Today was to be a trip to the Buddhist temple in Guangzhou to have the girls blessed by a monk, which was a wonderful idea, and which we were thrilled to have happen. It was a really nice quick ceremony, led by a monk in traditional buddhist monk garb---and a Nike woolen cap. East Meets West, baby!!
After the ceremony was a tour of the grounds, which include one area of the temple filled with little bookmark-looking cards all along the wall with photos of deceased ancestors. I was struck by how similar it was to the yahrzeit wall in Jewish synagogues. So that was a neat trip.
Next thing you know, people on the bus want to go shopping at the jade market. So off we go to the jade market, at which one family decides they are going to have scrolls written for every single member of their family at home. So what was to be a 20 minute stopoff for people to haggle and buy jade became an hour and a half waiting for this one family to get their d*mn presents. Don't mind us! We're just a bus full of people with babies who have not yet been fed; but please! Take your time and make sure you get Aunt Ethel her d*mn calligraphy scroll here because god forbid you buy one on your own time near the hotel for 50 cents more. Grrrrr!
So apparently, while in the jade market, a couple of families decide that they really want Starbucks and McDonalds, and so now the half-hour trip to a temple is looking like a 3 1/2 hour trip to get cheeseburgers and overpriced lattes. Simultaneously, my daughter is *this close* to completely losing it. She has missed her nap; she has not eaten; she is still not feeling super great; she is sweating like a fat kid; and the other babies are starting that one-by-one descent into inconsolable wailing that can only mean one thing: she is next if someone doesn't get the d*mn bus back to the d*mn hotel in the next 5 minutes. So 4 of the 8 families ask the guide if we could skip the McDonalds and Starbucks and just head out; the other four brought their other kids with them, and god forbid they make their 12 year old forgo a quarter pounder with cheese at 11:30am. So the 4 fast food families won out, the rest of us seethed, my daughter lost it LARGE, and one poor new dad with raging diarrhea just whimpered, praying for a return to the hotel ASAP. He said he only got on the bus because he thought he'd last even an hour max at his baby's buddhist blessing.

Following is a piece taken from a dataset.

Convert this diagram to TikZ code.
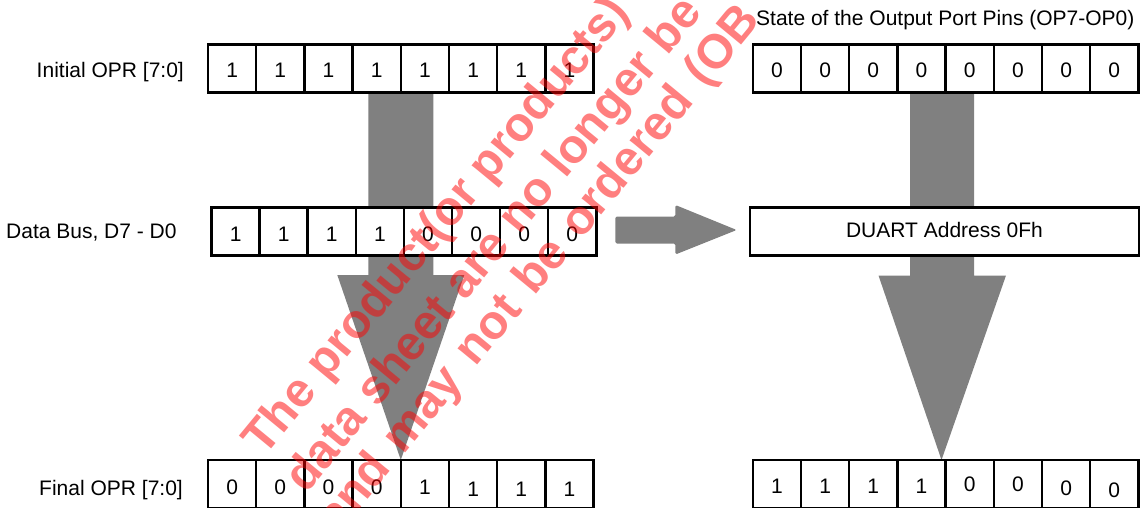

I cannot tell you how livid I was. Don't these people get it? We're not here to make sure we get cheap jade; we're here to adopt and bond with our kids and to experience the culture from which our children have come. But they put such pressure on the guide to show them a good time, and to get them some western food because they are "so sick" of Chinese food, that he felt like he had to relent to their wishes. By the time we got back to the hotel, it had been 4 hours since my daughter had eaten, and I couldn't figure out if I was more mad at the Fastfoodistas, or at myself for not planning better. So--lesson learned: ALWAYS bring more than you need, even if you think you are just running out for 30 minutes; it could turn into a 4 hour bus ride into h*ll; and the kind of tourists who have the stones to tell a Chinese person that they are "so sick" of his country's food, will ALWAYS outplay, outwit and outlast a guy on the bus with diarrhea...
1 comment:
I am much nastier than you. If I those people had forced me to McDonalds against my will – I would make sure I was right beside them with my “screaming” daughter while they enjoyed their meal. I would have also dropped lines like – “I’m glad your son is enjoying McDonalds – my daughter is not.” Whatever happened I would not leave their sides – they would get to see what their selfish wrought.